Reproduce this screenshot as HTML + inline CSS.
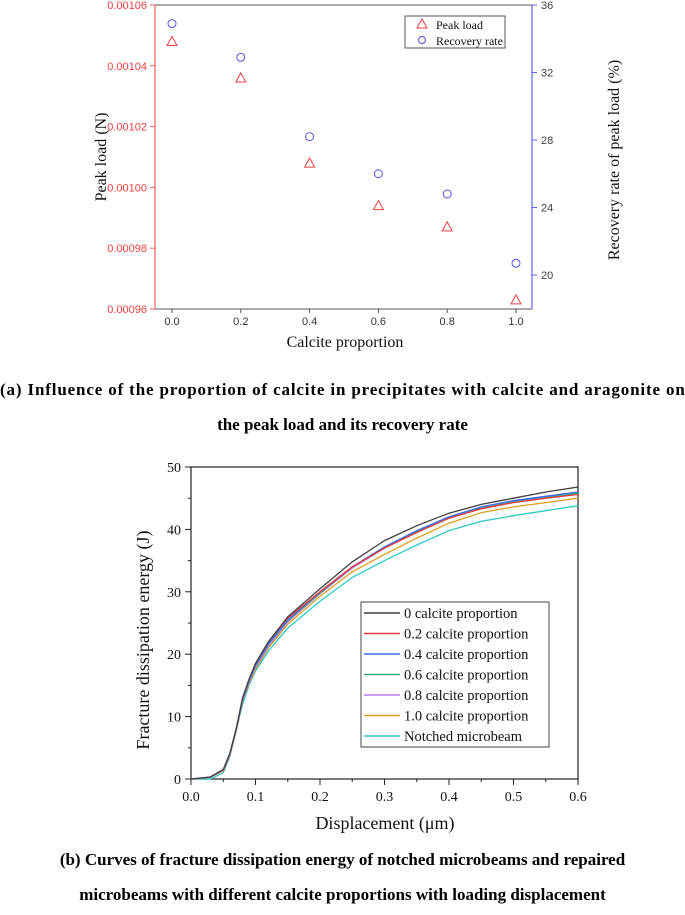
<!DOCTYPE html>
<html><head><meta charset="utf-8"><style>
body{margin:0;background:#fff;width:685px;height:915px;overflow:hidden;font-family:"Liberation Serif",serif}
svg{position:absolute;left:0;top:0}
.cap{position:absolute;left:0;width:685px;text-align:center;font-weight:bold;font-size:17px;font-family:"Liberation Serif",serif;white-space:nowrap}
</style></head><body>
<svg id="chart" width="685" height="915"></svg>
<div class="cap" style="top:380px;letter-spacing:0.85px">(a) Influence of the proportion of calcite in precipitates with calcite and aragonite on</div>
<div class="cap" style="top:415px">the peak load and its recovery rate</div>
<div class="cap" style="top:850px">(b) Curves of fracture dissipation energy of notched microbeams and repaired</div>
<div class="cap" style="top:885px">microbeams with different calcite proportions with loading displacement</div>
<script>
// Chart (a) data
const propA = [0, 0.2, 0.4, 0.6, 0.8, 1.0];
const peakLoad = [0.001048, 0.001036, 0.001008, 0.000994, 0.000987, 0.000963];
const recovery = [34.9, 32.9, 28.2, 26.0, 24.8, 20.7];
const leftTicks = ["0.00096","0.00098","0.00100","0.00102","0.00104","0.00106"];
const rightTicks = [20, 24, 28, 32, 36];
const xTicksA = ["0.0","0.2","0.4","0.6","0.8","1.0"];
// Chart (b) data
const disp = [0,0.03,0.05,0.06,0.07,0.08,0.09,0.1,0.12,0.15,0.2,0.25,0.3,0.35,0.4,0.45,0.5,0.55,0.6];
const e0  = [0,0.3,1.5,4,8,13,16,18.5,22,26,30.5,34.8,38.2,40.6,42.6,44,45,46,46.8];
const e02 = [0,0.3,1.5,4,8,13,16,18.5,22,25.8,30,34,37,39.5,41.8,43.3,44.3,45,45.6];
const e04 = [0,0.3,1.5,4,8,12.8,15.8,18.2,21.7,25.5,30,34,37.2,39.8,42,43.6,44.6,45.3,46];
const e06 = [0,0.3,1.5,4,8,12.8,15.8,18.2,21.6,25.4,29.8,34,37,39.6,41.8,43.4,44.4,45.1,45.8];
const e08 = [0,0.3,1.4,3.8,7.8,12.6,15.5,17.9,21.3,25.2,29.7,33.8,37,39.7,42,43.6,44.6,45.3,46];
const e10 = [0,0.3,1.3,3.7,7.8,12.5,15.3,17.6,21,24.8,29.3,33.2,36,38.6,41,42.7,43.6,44.3,45];
const eN  = [0,0,1,3.5,7.8,12,15,17.3,20.5,24.2,28.5,32.3,35,37.5,39.8,41.3,42.2,43,43.8];
const series = [e0,e02,e04,e06,e08,e10,eN];
const seriesNames = ["0 calcite proportion","0.2 calcite proportion","0.4 calcite proportion","0.6 calcite proportion","0.8 calcite proportion","1.0 calcite proportion","Notched microbeam"];
const seriesColors = ["#404040","#e8383d","#3a6fe8","#3aa876","#b77ef0","#d9a020","#2ec8c8"];
const xTicksB = ["0.0","0.1","0.2","0.3","0.4","0.5","0.6"];
const yTicksB = [0,10,20,30,40,50];

const svg = document.getElementById('chart');
const NS = 'http://www.w3.org/2000/svg';
function mk(tag, attrs, parent, text){const e=document.createElementNS(NS,tag);for(const k in attrs)e.setAttribute(k,attrs[k]);if(text!==undefined)e.textContent=text;(parent||svg).appendChild(e);return e;}

// ---- Chart A ----
const xA = v => 172 + v*(516-172);
const yL = v => 309 - (v-0.00096)/0.0001*(309-5);
const yR = v => 275 - (v-20)*(270/16);
let g = mk('g',{});


let e;
e=mk('line',{x1:155,y1:5,x2:532,y2:5,stroke:'#555','stroke-width':1},g);
e=mk('line',{x1:155,y1:309,x2:532,y2:309,stroke:'#555','stroke-width':1},g);
e=mk('line',{x1:155,y1:5,x2:155,y2:309,stroke:'#f06060','stroke-width':1.2},g);

e=mk('line',{x1:532,y1:5,x2:532,y2:309,stroke:'#6060f0','stroke-width':1.2},g);

leftTicks.forEach(t=>{const y=yL(parseFloat(t));mk('line',{x1:150,y1:y,x2:155,y2:y,stroke:'#f06060'},g);
 const tx=mk('text',{x:147,y:y+4,'text-anchor':'end','font-size':11,fill:'#f04040','font-family':'Liberation Sans,sans-serif'},g,t);
 });
rightTicks.forEach(t=>{const y=yR(t);mk('line',{x1:532,y1:y,x2:537,y2:y,stroke:'#6060f0'},g);
 const tx=mk('text',{x:541,y:y+4,'font-size':11,fill:'#404040','font-family':'Liberation Sans,sans-serif'},g,String(t));
 });
xTicksA.forEach(t=>{const x=xA(parseFloat(t));mk('line',{x1:x,y1:309,x2:x,y2:313,stroke:'#555'},g);
 const tx=mk('text',{x:x,y:325,'text-anchor':'middle','font-size':11,fill:'#333','font-family':'Liberation Sans,sans-serif'},g,t);
 });
e=mk('text',{x:345,y:347,'text-anchor':'middle','font-size':16,fill:'#111'},g,'Calcite proportion');

e=mk('text',{x:0,y:0,transform:'translate(106,157) rotate(-90)','text-anchor':'middle','font-size':16,fill:'#111'},g,'Peak load (N)');

e=mk('text',{x:0,y:0,transform:'translate(619,160) rotate(-90)','text-anchor':'middle','font-size':16,fill:'#111'},g,'Recovery rate of peak load (%)');

function tri(x,y,c,p){return mk('path',{d:`M${x},${y-5}L${x+5},${y+4}L${x-5},${y+4}Z`,fill:'none',stroke:c,'stroke-width':1},p);}
propA.forEach((p,i)=>{const t=tri(xA(p),yL(peakLoad[i]),'#f04040',g);
 
 
 const c=mk('circle',{cx:xA(p),cy:yR(recovery[i]),r:4,fill:'none',stroke:'#5050f0','stroke-width':1},g);
 
 });
let lg=mk('g',{},g);


mk('rect',{x:405,y:16,width:100,height:32,fill:'#fff',stroke:'#555'},lg);
tri(422,24,'#f04040',lg);
mk('text',{x:436,y:29,'font-size':12,fill:'#111'},lg,'Peak load');
mk('circle',{cx:422,cy:40,r:3.5,fill:'none',stroke:'#5050f0'},lg);
mk('text',{x:436,y:45,'font-size':12,fill:'#111'},lg,'Recovery rate');

// ---- Chart B ----
const xB = v => 191 + v/0.6*(578-191);
const yB = v => 779 - v/50*(779-467);
let gb = mk('g',{});


mk('rect',{x:191,y:467,width:387,height:312,fill:'none',stroke:'#222','stroke-width':1.2},gb);
xTicksB.forEach((t,i)=>{const x=xB(parseFloat(t));mk('line',{x1:x,y1:779,x2:x,y2:785,stroke:'#222'},gb);
 if(i<6)mk('line',{x1:x+32.25,y1:779,x2:x+32.25,y2:782,stroke:'#222'},gb);
 const tx=mk('text',{x:x,y:801,'text-anchor':'middle','font-size':14,fill:'#111'},gb,t);
 });
yTicksB.forEach((t,i)=>{const y=yB(t);mk('line',{x1:185,y1:y,x2:191,y2:y,stroke:'#222'},gb);
 if(i<5)mk('line',{x1:188,y1:y-31.2,x2:191,y2:y-31.2,stroke:'#222'},gb);
 const tx=mk('text',{x:181,y:y+5,'text-anchor':'end','font-size':14,fill:'#111'},gb,String(t));
 });
e=mk('text',{x:385,y:829,'text-anchor':'middle','font-size':18,fill:'#111'},gb,'Displacement (μm)');

e=mk('text',{x:0,y:0,transform:'translate(149,640) rotate(-90)','text-anchor':'middle','font-size':18,fill:'#111'},gb,'Fracture dissipation energy (J)');

for(let s=series.length-1;s>=0;s--){const d=disp.map((x,i)=>(i?'L':'M')+xB(x).toFixed(1)+','+yB(series[s][i]).toFixed(1)).join('');
 const p=mk('path',{d:d,fill:'none',stroke:seriesColors[s],'stroke-width':1.3},gb);
 
 }
let lb=mk('g',{},gb);


mk('rect',{x:361,y:602,width:188,height:145,fill:'#fff',stroke:'#444'},lb);
seriesNames.forEach((n,i)=>{const y=613+i*20.5;
 mk('line',{x1:364,y1:y,x2:400,y2:y,stroke:seriesColors[i],'stroke-width':1.5},lb);
 const t=mk('text',{x:404,y:y+5,'font-size':14.5,fill:'#111'},lb,n);
 });
</script>
</body></html>
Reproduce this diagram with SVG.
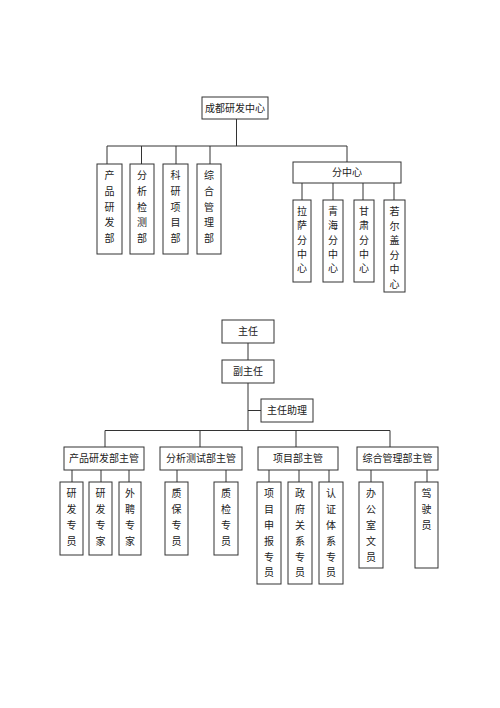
<svg xmlns="http://www.w3.org/2000/svg" width="500" height="708" viewBox="0 0 500 708">
<style>
.b{fill:#fff;stroke:#333;stroke-width:1}
.l{fill:none;stroke:#333;stroke-width:1}
text{font-family:"Noto Sans CJK SC","Liberation Sans",sans-serif;font-size:10px;fill:#222;text-anchor:middle}
</style>
<rect width="500" height="708" fill="#fff"/>
<g id="connectors">
<path class="l" d="M236.5 119V146M107 146H347M107 146V164M141.5 146V164M176 146V164M210 146V164M347 146V162"/>
<path class="l" d="M302 183V200M333 183V200M363 183V200M394 183V200"/>
<path class="l" d="M248 343V360M248 383V430.5M248 410.5H261M105 430.5H390M105 430.5V447M200 430.5V447M296 430.5V447M390 430.5V447"/>
<path class="l" d="M72 470V482M101 470V482M129 470V482M177 470V482M226 470V482M269 470V482M299 470V482M329 470V482M371 470V482M427 470V482"/>
</g>
<g id="n-chengdu"><rect class="b" x="202" y="97" width="66" height="22"/><text x="235" y="111.5">成都研发中心</text></g>
<g id="n-cp"><rect class="b" x="97" y="164" width="25" height="90"/><text><tspan x="109.5" y="178.5">产</tspan><tspan x="109.5" y="194.5">品</tspan><tspan x="109.5" y="210.5">研</tspan><tspan x="109.5" y="225.5">发</tspan><tspan x="109.5" y="241.5">部</tspan></text></g>
<g id="n-fx"><rect class="b" x="130" y="164" width="24" height="90"/><text><tspan x="142" y="178.5">分</tspan><tspan x="142" y="194.5">析</tspan><tspan x="142" y="210.5">检</tspan><tspan x="142" y="225.5">测</tspan><tspan x="142" y="241.5">部</tspan></text></g>
<g id="n-ky"><rect class="b" x="163" y="164" width="25" height="90"/><text><tspan x="175.5" y="178.5">科</tspan><tspan x="175.5" y="194.5">研</tspan><tspan x="175.5" y="210.5">项</tspan><tspan x="175.5" y="225.5">目</tspan><tspan x="175.5" y="241.5">部</tspan></text></g>
<g id="n-zh"><rect class="b" x="197" y="164" width="24" height="90"/><text><tspan x="209" y="178.5">综</tspan><tspan x="209" y="194.5">合</tspan><tspan x="209" y="210.5">管</tspan><tspan x="209" y="225.5">理</tspan><tspan x="209" y="241.5">部</tspan></text></g>
<g id="n-fzx"><rect class="b" x="293" y="162" width="108" height="21"/><text x="347" y="176">分中心</text></g>
<g id="n-ls"><rect class="b" x="293" y="200" width="18" height="82"/><text><tspan x="302" y="214.5">拉</tspan><tspan x="302" y="228.5">萨</tspan><tspan x="302" y="243.5">分</tspan><tspan x="302" y="257.5">中</tspan><tspan x="302" y="271.5">心</tspan></text></g>
<g id="n-qh"><rect class="b" x="323" y="200" width="20" height="82"/><text><tspan x="333" y="214.5">青</tspan><tspan x="333" y="228.5">海</tspan><tspan x="333" y="243.5">分</tspan><tspan x="333" y="257.5">中</tspan><tspan x="333" y="271.5">心</tspan></text></g>
<g id="n-gs"><rect class="b" x="354" y="200" width="20" height="82"/><text><tspan x="364" y="214.5">甘</tspan><tspan x="364" y="228.5">肃</tspan><tspan x="364" y="243.5">分</tspan><tspan x="364" y="257.5">中</tspan><tspan x="364" y="271.5">心</tspan></text></g>
<g id="n-reg"><rect class="b" x="384" y="200" width="21" height="92"/><text><tspan x="394.5" y="215">若</tspan><tspan x="394.5" y="229.5">尔</tspan><tspan x="394.5" y="244">盖</tspan><tspan x="394.5" y="258.5">分</tspan><tspan x="394.5" y="273">中</tspan><tspan x="394.5" y="287.5">心</tspan></text></g>
<g id="n-zr"><rect class="b" x="222" y="320" width="52" height="23"/><text x="248" y="335">主任</text></g>
<g id="n-fzr"><rect class="b" x="222" y="360" width="52" height="23"/><text x="248" y="375">副主任</text></g>
<g id="n-zrzl"><rect class="b" x="261" y="399" width="52" height="23"/><text x="287" y="414">主任助理</text></g>
<g id="n-m1"><rect class="b" x="64" y="447" width="80" height="23"/><text x="104" y="462">产品研发部主管</text></g>
<g id="n-m2"><rect class="b" x="160" y="447" width="82" height="23"/><text x="201" y="462">分析测试部主管</text></g>
<g id="n-m3"><rect class="b" x="258" y="447" width="80" height="23"/><text x="298" y="462">项目部主管</text></g>
<g id="n-m4"><rect class="b" x="357" y="447" width="81" height="23"/><text x="397.5" y="462">综合管理部主管</text></g>
<g id="n-l1"><rect class="b" x="60" y="482" width="23" height="73"/><text><tspan x="71.5" y="496.5">研</tspan><tspan x="71.5" y="512.5">发</tspan><tspan x="71.5" y="528.5">专</tspan><tspan x="71.5" y="544.5">员</tspan></text></g>
<g id="n-l2"><rect class="b" x="89" y="482" width="23" height="73"/><text><tspan x="100.5" y="496.5">研</tspan><tspan x="100.5" y="512.5">发</tspan><tspan x="100.5" y="528.5">专</tspan><tspan x="100.5" y="544.5">家</tspan></text></g>
<g id="n-l3"><rect class="b" x="119" y="482" width="22" height="73"/><text><tspan x="130" y="496.5">外</tspan><tspan x="130" y="512.5">聘</tspan><tspan x="130" y="528.5">专</tspan><tspan x="130" y="544.5">家</tspan></text></g>
<g id="n-l4"><rect class="b" x="165" y="482" width="23" height="73"/><text><tspan x="176.5" y="496.5">质</tspan><tspan x="176.5" y="512.5">保</tspan><tspan x="176.5" y="528.5">专</tspan><tspan x="176.5" y="544.5">员</tspan></text></g>
<g id="n-l5"><rect class="b" x="214" y="482" width="24" height="73"/><text><tspan x="226" y="496.5">质</tspan><tspan x="226" y="512.5">检</tspan><tspan x="226" y="528.5">专</tspan><tspan x="226" y="544.5">员</tspan></text></g>
<g id="n-l6"><rect class="b" x="257" y="482" width="24" height="102"/><text><tspan x="269" y="496.5">项</tspan><tspan x="269" y="512.5">目</tspan><tspan x="269" y="528.5">申</tspan><tspan x="269" y="544.5">报</tspan><tspan x="269" y="560.5">专</tspan><tspan x="269" y="575.5">员</tspan></text></g>
<g id="n-l7"><rect class="b" x="288" y="482" width="24" height="102"/><text><tspan x="300" y="496.5">政</tspan><tspan x="300" y="512.5">府</tspan><tspan x="300" y="528.5">关</tspan><tspan x="300" y="544.5">系</tspan><tspan x="300" y="560.5">专</tspan><tspan x="300" y="575.5">员</tspan></text></g>
<g id="n-l8"><rect class="b" x="319" y="482" width="24" height="102"/><text><tspan x="331" y="496.5">认</tspan><tspan x="331" y="512.5">证</tspan><tspan x="331" y="528.5">体</tspan><tspan x="331" y="544.5">系</tspan><tspan x="331" y="560.5">专</tspan><tspan x="331" y="575.5">员</tspan></text></g>
<g id="n-l9"><rect class="b" x="359" y="482" width="24" height="86"/><text><tspan x="371" y="496.5">办</tspan><tspan x="371" y="512.5">公</tspan><tspan x="371" y="528.5">室</tspan><tspan x="371" y="544.5">文</tspan><tspan x="371" y="560.5">员</tspan></text></g>
<g id="n-l10"><rect class="b" x="415" y="482" width="23" height="86"/><text><tspan x="426.5" y="496.5">驾</tspan><tspan x="426.5" y="512.5">驶</tspan><tspan x="426.5" y="528.5">员</tspan></text></g>
</svg>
********
● **Given instruction**: Of the lines above, copy each that contains "with".

● **Result of the task**:
<div class="cap" style="top:380px;letter-spacing:0.85px">(a) Influence of the proportion of calcite in precipitates with calcite and aragonite on</div>
<div class="cap" style="top:885px">microbeams with different calcite proportions with loading displacement</div>
Reproduce this diagram with SVG.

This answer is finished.